The government will not change course on spending cuts, Deputy Prime Minister Nick Clegg will tell the Liberal Democrat conference later.
The Treasury has denied BBC reports ministers are considering a £5bn rise in spending on infrastructure in a bid to kick-start the UK's stalled economy.
Mr Clegg will stress in his speech that boosting growth is a top priority.
And despite the public spending squeeze the government is not "helpless" to halt rising unemployment, he will say.
The comments come after the International Monetary Fund cut its growth forecast for the British economy and said the government should delay its deficit reduction programme if growth slowed further.
The coalition has already brought forward spending on some infrastructure projects but BBC political editor Nick Robinson said cabinet ministers were in the early stages of discussions about injecting £5bn extra into the economy to boost growth.
Such a move would represent a U-turn by the coalition and was immediately denied by the Treasury and Lib Dem cabinet ministers Danny Alexander and Chris Huhne, who both said they "did not recognise" that figure.
"The government has set out its spending plans and is sticking to them," said a Treasury spokesman.
Mr Clegg will focus strongly on the economy in his speech - but he will not announce any new measures to boost growth.
He will use the speech to reassure party members that they remain a distinct political force and that manifesto commitments on reducing the tax burden of the lowest-paid, providing more money for the most disadvantaged pupils and restoring the link between earnings and pensions, have been delivered.

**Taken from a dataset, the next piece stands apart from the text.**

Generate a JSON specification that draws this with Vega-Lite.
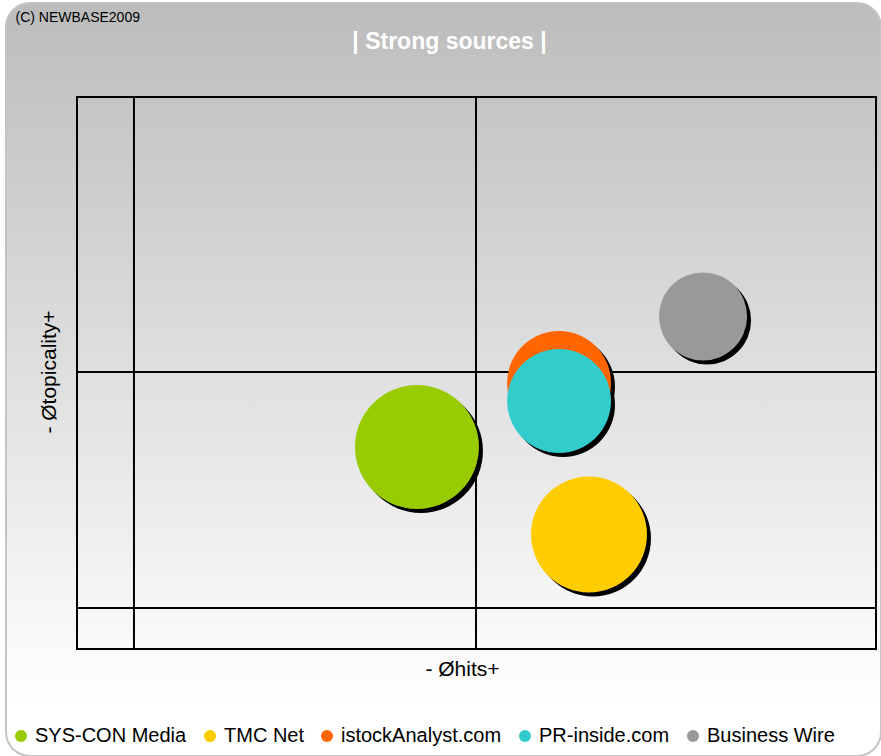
{
  "$schema": "https://vega.github.io/schema/vega-lite/v6.json",
  "width": 875,
  "height": 753,
  "autosize": {"type": "none"},
  "padding": {"left": 6, "top": 3, "right": 0, "bottom": 0},
  "background": "#ffffff",
  "view": {
    "fill": {"gradient": "linear", "x1": 0, "y1": 0, "x2": 0, "y2": 1,
      "stops": [{"offset": 0, "color": "#bcbcbc"}, {"offset": 0.93, "color": "#ffffff"}, {"offset": 1, "color": "#ffffff"}]},
    "stroke": "#c4c4c4",
    "strokeWidth": 2,
    "cornerRadius": 24
  },
  "title": {
    "text": "| Strong sources |",
    "color": "#ffffff",
    "fontSize": 23,
    "fontWeight": "bold",
    "font": "Liberation Sans",
    "anchor": "middle",
    "frame": "group",
    "offset": -45,
    "baseline": "alphabetic",
    "dx": 6,
    "dy": 24
  },
  "datasets": {
    "sources": [
      {"source": "SYS-CON Media", "hits": 42.55, "topicality": 36.59, "weight": 38.4},
      {"source": "TMC Net", "hits": 64.08, "topicality": 20.74, "weight": 33.6},
      {"source": "istockAnalyst.com", "hits": 60.33, "topicality": 48.19, "weight": 27.0},
      {"source": "PR-inside.com", "hits": 60.33, "topicality": 44.93, "weight": 27.0},
      {"source": "Business Wire", "hits": 78.35, "topicality": 60.24, "weight": 19.4}
    ],
    "frame": [{"left": 0, "right": 100, "bottom": 0, "top": 100}],
    "vlines": [{"hits": 7.13}, {"hits": 49.94}],
    "hlines": [{"topicality": 50.18}, {"topicality": 7.43}],
    "ytitle": [{"label": "- Øtopicality+"}]
  },
  "layer": [
    {
      "data": {"name": "frame"},
      "mark": {"type": "rect", "filled": false, "stroke": "#000000", "strokeWidth": 2},
      "encoding": {
        "x": {"field": "left", "type": "quantitative",
          "scale": {"domain": [-8.886, 100.626], "nice": false, "zero": false},
          "axis": {"orient": "top", "title": "(C) NEWBASE2009", "titleX": 9, "titleY": 18,
            "titleAlign": "left", "titleBaseline": "alphabetic", "titleFontSize": 14,
            "titleFontWeight": "normal", "titleColor": "#000000"}},
        "x2": {"field": "right"},
        "y": {"field": "bottom", "type": "quantitative",
          "scale": {"domain": [-19.384, 117.029], "nice": false, "zero": false},
          "axis": null},
        "y2": {"field": "top"}
      }
    },
    {
      "data": {"name": "vlines"},
      "mark": {"type": "rule", "stroke": "#000000", "strokeWidth": 2},
      "encoding": {
        "x": {"field": "hits", "type": "quantitative", "axis": null},
        "y": {"datum": 0, "type": "quantitative", "axis": null},
        "y2": {"datum": 100}
      }
    },
    {
      "data": {"name": "hlines"},
      "mark": {"type": "rule", "stroke": "#000000", "strokeWidth": 2},
      "encoding": {
        "y": {"field": "topicality", "type": "quantitative", "axis": null},
        "x": {"datum": 0, "type": "quantitative", "axis": null},
        "x2": {"datum": 100}
      }
    },
    {
      "data": {"name": "ytitle"},
      "mark": {"type": "text", "angle": 270, "align": "center", "baseline": "alphabetic",
        "fontSize": 21, "font": "Liberation Sans", "color": "#000000"},
      "encoding": {
        "text": {"field": "label", "type": "nominal"},
        "x": {"datum": -2.63, "type": "quantitative", "axis": null},
        "y": {"datum": 50.18, "type": "quantitative", "axis": null}
      }
    },
    {
      "data": {"name": "sources"},
      "mark": {"type": "circle", "color": "#000000", "opacity": 1, "xOffset": 4, "yOffset": 4},
      "encoding": {
        "x": {"field": "hits", "type": "quantitative", "axis": null},
        "y": {"field": "topicality", "type": "quantitative", "axis": null},
        "size": {"field": "weight", "type": "quantitative",
          "scale": {"type": "linear", "domain": [0, 100], "range": [0, 40000], "zero": true}, "legend": null}
      }
    },
    {
      "data": {"name": "sources"},
      "mark": {"type": "circle", "opacity": 1},
      "encoding": {
        "x": {"field": "hits", "type": "quantitative",
          "axis": {"orient": "bottom", "title": "- Øhits+", "titleX": 456, "titleY": -81,
            "titleAlign": "center", "titleBaseline": "alphabetic"}},
        "y": {"field": "topicality", "type": "quantitative", "axis": null},
        "size": {"field": "weight", "type": "quantitative",
          "scale": {"type": "linear", "domain": [0, 100], "range": [0, 40000], "zero": true}, "legend": null},
        "color": {"field": "source", "type": "nominal",
          "scale": {"domain": ["SYS-CON Media", "TMC Net", "istockAnalyst.com", "PR-inside.com", "Business Wire"],
            "range": ["#99cc00", "#ffcc00", "#ff6600", "#33cccc", "#999999"]},
          "legend": {"orient": "none", "legendX": 5, "legendY": 723, "direction": "horizontal", "columns": 5,
            "title": null, "symbolType": "circle", "symbolSize": 144, "labelFontSize": 20,
            "labelFont": "Liberation Sans", "labelColor": "#000000", "labelOffset": 4, "columnPadding": 13,
            "padding": 0, "symbolStrokeWidth": 0, "symbolOpacity": 1}}
      }
    }
  ],
  "config": {
    "font": "Liberation Sans",
    "axis": {"domain": false, "ticks": false, "labels": false, "grid": false,
      "titleFont": "Liberation Sans", "titleFontSize": 21, "titleFontWeight": "normal", "titleColor": "#000000"},
    "legend": {"labelLimit": 400}
  }
}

Responding to last month's riots in England, Mr Clegg will say the disorder showed that some young people "had fallen through the cracks" and had "nothing to lose" by their actions.

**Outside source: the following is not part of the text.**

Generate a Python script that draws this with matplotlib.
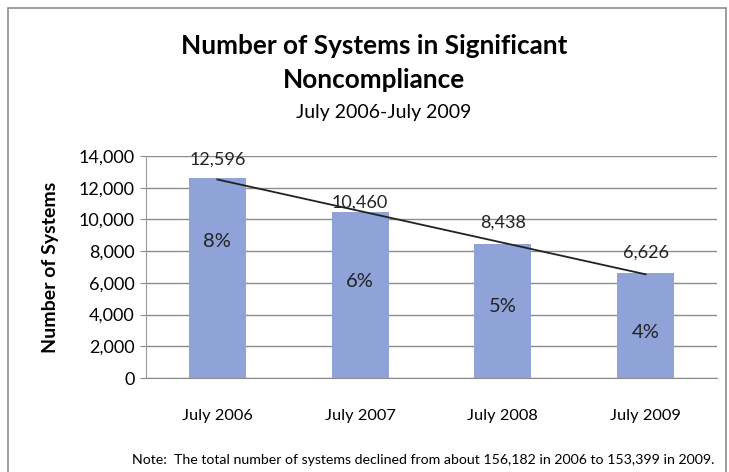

"It was about what they could get here and now, not what lies in front of them tomorrow and in the years ahead," he will say.
Some of those involved "lost touch with their own future" years before the riots, he will argue.
The Lib Dem leader will also announce a programme of catch-up summer classes for children "most in need" prior to starting secondary school.
"So often the people who have gone off the rails are the ones who were struggling years earlier," he will say. "This is a £50m investment to keep them all on the right path."
The Lib Dems have been trying to regroup after suffering heavy losses in council elections in England and Scotland.
The party also suffered a defeat in a referendum on the UK voting system, when the alternative vote campaign it backed was overwhelmingly rejected by the voters.
Despite these reverses and continuing poor poll ratings, Mr Clegg has insisted he will remain in his job "well beyond" the end of the current parliament.
The conference speech - which brings the five-day event to an end - is Mr Clegg's second as deputy prime minister and his fourth since becoming Lib Dem leader.